In view of this tremendous participation in the investment industry and in view of its responsibilities to the welfare of its many customers, IDS is vitally interested in the proposals contained in Senate bill 1642 and particularly in the proposal that any broker-dealer registered under the Securities Exchange Act of 1934 must be a member of a securities association which is registered pursuant to section 15A of that act.

We are pleased to observe that as proposed, the bill does not require membership in the National Association of Securities Dealers, Inc., which is the only securities association now registered under the Securities Exchange Act of 1934, but on the other hand is cast in terms which recognize the right of a brokerdealer to belong to any association which might be formed and so registered. We are also pleased to note that the bill would give the Securities and Exchange Commission the power, unconditionally, or upon specified conditions, to exempt any broker or dealer or any category thereof from this requirement.

We feel that the opportunity to join or form an association other than the National Association of Securities Dealers or perhaps not to join any association is salutary for many reasons. Primarily, we believe that the National Association of Securities Dealers was conceived and is operated with the general securities business in mind and was and is not geared to the distribution of mutual fund shares. We believe that the problems attendant upon the distribution of mutual fund shares are in most respects unique to that type of operation and need separate and distinct treatment from that generally afforded to the public distribution and trading of securities, whether traded over the counter or listed on national exchanges.

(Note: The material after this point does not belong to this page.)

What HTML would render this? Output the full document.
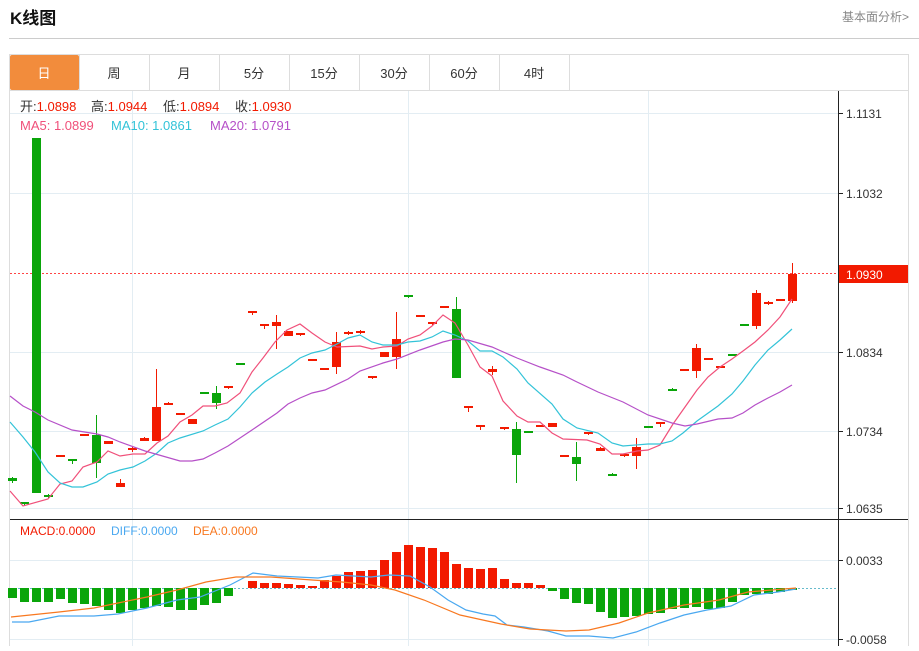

Second, the distribution of mutual fund shares is effected in one of two basic patterns. In one case, sales are effected through a selling organization of regular broker-dealers, members of the National Association of Securities Dealers, who are offered price concessions by a wholesaler of the shares of the fund in question and who ordinarily conduct their operations along the lines of the traditional broker-dealer. The other method of distribution is that employed by IDS, where it built and operates its own independent sales organization composed of sales representatives who distribute the securities of the Investors Group exclusively and do not engage in the securities market in any other fashion as would a normal broker-dealer. There is a natural competition and rivalry between representatives of these two different types of distribution and it seems extremely doubtful that one association can be chartered and can devise rules equally and fairly applicable to both types of operations, and it seems even less likely that the government of such an association can be fairly apportioned so as to give proper representation to both types of operation. This last observation is underscored by the traditional dominance of the National Association of Securities Dealers by representatives of what might be termed the normal brokerdealer engaging in general securities business.